A reporter for the University of Tennessee student newspaper interviewed me for a special issue on religion. In this resulting article I am a key source alongside some local ministers—mashed together in an effort to capture religious trends in Tennessee under a tight word limit.
The reporter took this half-decent picture of me, holding my book on Religion, Culture, and Politics in the Twentieth Century United States.
But the article itself was bumped from the print issue—exiled to an online-only version—by apparently more resonant topics including neo-pagan and Muslim issues on campus, plus an article about the difficulty of defining religion. Did our effort seem too long? Too complex or convoluted? Admittedly it didn’t have one clear through-line of argument—although neither did the “defining religion” piece.
Should our article have been cut and dried, if religion is hard to define in the first place and our mandate was sketching complex trends related to it?
I gained the impression that the reporter was commissioned to generalize about “normal” Tennessee religion (presumed overwhelmingly white and conservative), “normally” organized by denomination. My push-back was stressing that to classify religions along denominational lines creates distortions from the outset, and that most denominations are deeply divided internally with significant minorities (sometimes majorities!) of non-conservatives.
I also stressed that if we wish to see straight we must use race (not denominations or an implicit white norm) as a major category—both to sort out conflicts internal to denominations and simply to understand that denominations are often structured racially at their roots, for example in the case of white vs. black Baptists.
The reporter got a solid amount of this right—one wonders whether this contributed to her article being exiled—although some became scrambled or lost in the mash-up.
The experience reminds me of Noam Chomsky’s argument, made memorably in the film Manufacturing Consent—that if we solely wish to reproduce and reinforce aspects of common wisdom, it is easy do that using sound bites.
However, if we hope to unsettle and rethink common wisdom, attempting this with sound bites is to set ourselves up to fail—perhaps to come off crazy, or stupid, or at best pedantic and off the point.
Still I found it interesting to get my talking points in order for this project. It had been hard for me to compress my above-mentioned book to 230 pages, and it is harder still to cover all the issues in the book even over the course of a full semester. More pointedly, much of what I attempt in my book and class is to push back against oversimplified common wisdom circulating in our culture. Here a slide that jokes about one aspect of this pushback.

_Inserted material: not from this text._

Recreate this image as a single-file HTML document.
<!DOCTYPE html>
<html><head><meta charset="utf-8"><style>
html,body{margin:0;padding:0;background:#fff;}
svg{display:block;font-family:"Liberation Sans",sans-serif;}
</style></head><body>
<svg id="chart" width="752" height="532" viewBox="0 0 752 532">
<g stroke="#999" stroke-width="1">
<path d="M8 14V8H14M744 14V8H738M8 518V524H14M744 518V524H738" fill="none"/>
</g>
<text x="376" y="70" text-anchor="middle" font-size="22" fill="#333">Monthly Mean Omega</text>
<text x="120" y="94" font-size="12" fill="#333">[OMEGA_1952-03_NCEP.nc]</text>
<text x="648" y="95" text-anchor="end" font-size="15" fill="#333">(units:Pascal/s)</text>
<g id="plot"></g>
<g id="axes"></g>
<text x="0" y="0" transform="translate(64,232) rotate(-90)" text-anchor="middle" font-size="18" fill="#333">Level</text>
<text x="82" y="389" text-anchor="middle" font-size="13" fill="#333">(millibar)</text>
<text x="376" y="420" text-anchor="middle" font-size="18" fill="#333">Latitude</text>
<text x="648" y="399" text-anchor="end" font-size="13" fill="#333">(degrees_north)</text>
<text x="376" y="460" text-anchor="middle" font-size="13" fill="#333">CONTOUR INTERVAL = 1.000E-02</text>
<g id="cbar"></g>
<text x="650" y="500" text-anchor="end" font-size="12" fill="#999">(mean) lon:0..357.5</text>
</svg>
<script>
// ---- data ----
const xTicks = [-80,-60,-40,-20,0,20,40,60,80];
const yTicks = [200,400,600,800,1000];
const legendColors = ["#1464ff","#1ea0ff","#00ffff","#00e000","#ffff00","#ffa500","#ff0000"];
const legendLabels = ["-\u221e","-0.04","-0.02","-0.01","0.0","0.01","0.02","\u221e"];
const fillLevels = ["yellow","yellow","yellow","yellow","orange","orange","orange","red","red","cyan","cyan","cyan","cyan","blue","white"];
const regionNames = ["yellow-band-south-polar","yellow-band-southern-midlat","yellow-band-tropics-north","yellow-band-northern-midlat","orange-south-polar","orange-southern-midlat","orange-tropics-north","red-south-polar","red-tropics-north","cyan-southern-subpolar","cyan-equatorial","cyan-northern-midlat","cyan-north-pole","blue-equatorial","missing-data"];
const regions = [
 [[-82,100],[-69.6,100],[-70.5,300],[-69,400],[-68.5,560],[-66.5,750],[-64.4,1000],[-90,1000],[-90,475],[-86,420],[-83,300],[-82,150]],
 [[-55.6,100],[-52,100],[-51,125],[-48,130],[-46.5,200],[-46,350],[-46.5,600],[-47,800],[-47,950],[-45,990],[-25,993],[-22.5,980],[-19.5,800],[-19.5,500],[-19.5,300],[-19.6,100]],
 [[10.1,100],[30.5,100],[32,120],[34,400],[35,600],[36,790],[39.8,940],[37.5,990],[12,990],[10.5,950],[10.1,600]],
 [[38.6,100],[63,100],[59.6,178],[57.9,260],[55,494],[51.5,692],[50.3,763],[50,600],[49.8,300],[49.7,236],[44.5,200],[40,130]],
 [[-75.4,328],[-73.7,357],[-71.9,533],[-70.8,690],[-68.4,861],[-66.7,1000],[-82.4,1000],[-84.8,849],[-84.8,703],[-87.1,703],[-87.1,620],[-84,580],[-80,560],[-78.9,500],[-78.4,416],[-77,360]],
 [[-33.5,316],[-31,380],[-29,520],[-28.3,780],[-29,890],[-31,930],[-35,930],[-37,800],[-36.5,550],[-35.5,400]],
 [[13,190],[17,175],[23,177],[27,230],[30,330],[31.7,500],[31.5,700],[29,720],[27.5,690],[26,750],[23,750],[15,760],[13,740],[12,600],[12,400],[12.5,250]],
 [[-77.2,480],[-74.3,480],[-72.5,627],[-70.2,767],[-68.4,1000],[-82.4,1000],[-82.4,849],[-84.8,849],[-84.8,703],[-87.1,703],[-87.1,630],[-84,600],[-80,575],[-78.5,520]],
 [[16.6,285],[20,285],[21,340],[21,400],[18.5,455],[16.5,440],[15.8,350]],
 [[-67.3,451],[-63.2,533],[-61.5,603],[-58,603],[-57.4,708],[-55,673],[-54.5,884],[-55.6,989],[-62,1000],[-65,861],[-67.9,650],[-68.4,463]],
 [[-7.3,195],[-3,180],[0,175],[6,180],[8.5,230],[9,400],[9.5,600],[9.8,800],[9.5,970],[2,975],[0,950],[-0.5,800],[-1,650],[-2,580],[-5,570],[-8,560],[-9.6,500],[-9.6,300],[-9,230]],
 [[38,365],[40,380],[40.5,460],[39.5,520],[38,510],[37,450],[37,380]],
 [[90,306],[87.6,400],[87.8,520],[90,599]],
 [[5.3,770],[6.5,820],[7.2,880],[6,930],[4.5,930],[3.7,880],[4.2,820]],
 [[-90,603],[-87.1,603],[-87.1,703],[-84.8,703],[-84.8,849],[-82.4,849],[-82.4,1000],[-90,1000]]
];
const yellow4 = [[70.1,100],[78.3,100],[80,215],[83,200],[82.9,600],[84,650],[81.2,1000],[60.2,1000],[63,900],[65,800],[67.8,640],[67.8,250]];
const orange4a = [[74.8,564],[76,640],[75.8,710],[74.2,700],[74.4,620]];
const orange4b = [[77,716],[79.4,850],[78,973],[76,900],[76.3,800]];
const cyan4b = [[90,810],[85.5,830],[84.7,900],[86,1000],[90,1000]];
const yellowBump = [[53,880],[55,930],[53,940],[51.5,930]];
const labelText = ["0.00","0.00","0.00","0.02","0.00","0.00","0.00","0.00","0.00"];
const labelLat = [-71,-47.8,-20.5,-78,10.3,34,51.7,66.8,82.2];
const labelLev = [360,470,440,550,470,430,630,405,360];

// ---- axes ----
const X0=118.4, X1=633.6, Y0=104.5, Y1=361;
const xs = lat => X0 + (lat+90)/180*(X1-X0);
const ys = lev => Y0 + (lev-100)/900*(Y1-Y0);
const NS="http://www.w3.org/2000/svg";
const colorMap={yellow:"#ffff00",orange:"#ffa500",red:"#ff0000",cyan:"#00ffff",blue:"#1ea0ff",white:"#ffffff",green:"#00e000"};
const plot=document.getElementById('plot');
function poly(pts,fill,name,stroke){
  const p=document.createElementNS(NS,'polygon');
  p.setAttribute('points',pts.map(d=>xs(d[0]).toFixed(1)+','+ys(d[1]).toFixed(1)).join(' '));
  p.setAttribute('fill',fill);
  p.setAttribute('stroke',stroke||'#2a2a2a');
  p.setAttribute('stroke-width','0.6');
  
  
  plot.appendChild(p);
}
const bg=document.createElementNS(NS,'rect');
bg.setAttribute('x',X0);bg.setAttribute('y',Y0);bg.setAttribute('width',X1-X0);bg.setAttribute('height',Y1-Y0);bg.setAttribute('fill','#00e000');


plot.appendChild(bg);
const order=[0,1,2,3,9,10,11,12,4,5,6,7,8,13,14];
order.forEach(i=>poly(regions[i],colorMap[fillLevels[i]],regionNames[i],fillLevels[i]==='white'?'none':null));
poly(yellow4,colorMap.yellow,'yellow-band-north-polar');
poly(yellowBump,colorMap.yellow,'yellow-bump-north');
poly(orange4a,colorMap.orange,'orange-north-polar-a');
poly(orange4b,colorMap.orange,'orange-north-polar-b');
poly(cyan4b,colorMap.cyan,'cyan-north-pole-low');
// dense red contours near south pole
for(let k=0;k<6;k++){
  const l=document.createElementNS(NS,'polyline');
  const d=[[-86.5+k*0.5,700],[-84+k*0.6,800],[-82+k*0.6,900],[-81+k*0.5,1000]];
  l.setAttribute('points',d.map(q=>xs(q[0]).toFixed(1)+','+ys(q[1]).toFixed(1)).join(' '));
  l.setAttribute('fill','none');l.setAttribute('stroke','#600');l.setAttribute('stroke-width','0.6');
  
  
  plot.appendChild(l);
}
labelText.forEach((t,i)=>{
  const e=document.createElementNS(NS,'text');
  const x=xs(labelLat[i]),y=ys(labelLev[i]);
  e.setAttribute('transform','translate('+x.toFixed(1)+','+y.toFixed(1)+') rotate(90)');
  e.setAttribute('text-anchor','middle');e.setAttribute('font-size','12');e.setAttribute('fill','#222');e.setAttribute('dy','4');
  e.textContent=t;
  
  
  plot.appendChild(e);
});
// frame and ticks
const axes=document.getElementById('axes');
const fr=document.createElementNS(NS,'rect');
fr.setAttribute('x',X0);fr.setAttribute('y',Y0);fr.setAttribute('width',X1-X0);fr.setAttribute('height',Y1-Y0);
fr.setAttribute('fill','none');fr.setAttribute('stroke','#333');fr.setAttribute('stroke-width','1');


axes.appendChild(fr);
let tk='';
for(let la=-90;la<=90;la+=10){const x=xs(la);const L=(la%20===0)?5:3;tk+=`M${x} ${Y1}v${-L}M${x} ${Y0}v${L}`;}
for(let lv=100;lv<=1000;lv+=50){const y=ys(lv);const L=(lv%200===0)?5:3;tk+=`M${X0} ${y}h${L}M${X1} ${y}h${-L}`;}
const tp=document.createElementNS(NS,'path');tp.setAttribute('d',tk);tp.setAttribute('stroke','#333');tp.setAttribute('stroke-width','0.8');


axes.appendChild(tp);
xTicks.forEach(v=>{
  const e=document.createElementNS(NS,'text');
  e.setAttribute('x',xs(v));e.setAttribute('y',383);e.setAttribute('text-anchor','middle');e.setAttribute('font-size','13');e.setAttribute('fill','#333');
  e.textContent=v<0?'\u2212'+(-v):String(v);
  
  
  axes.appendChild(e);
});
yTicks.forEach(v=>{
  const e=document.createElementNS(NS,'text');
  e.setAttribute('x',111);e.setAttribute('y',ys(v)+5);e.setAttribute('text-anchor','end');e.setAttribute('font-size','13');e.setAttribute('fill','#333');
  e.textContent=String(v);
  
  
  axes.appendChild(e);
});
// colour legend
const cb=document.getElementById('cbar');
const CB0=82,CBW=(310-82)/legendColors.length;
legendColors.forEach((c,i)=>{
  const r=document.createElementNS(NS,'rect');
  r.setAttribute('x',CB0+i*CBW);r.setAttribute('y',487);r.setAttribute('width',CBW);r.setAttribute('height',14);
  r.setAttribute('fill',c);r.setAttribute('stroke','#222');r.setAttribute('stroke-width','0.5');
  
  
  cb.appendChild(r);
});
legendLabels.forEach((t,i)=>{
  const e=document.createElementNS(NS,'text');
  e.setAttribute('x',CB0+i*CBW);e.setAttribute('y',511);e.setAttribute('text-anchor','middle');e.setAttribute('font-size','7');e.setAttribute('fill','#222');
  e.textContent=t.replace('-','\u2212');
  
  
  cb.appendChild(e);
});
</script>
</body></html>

How could I boil all this down to a couple hundred words? I show this slide in a classroom where I have quite a bit of time and control over the flow of information. Even so, I cannot always tell if I succeed. Obviously I risked failure in a short newspaper article where it is only one theme among others.
In any case, I felt pretty good about my notes for the reporter. I didn’t crunch them all the way down to a sound bite, but at least I stayed under 1000 words. That's good by my standards.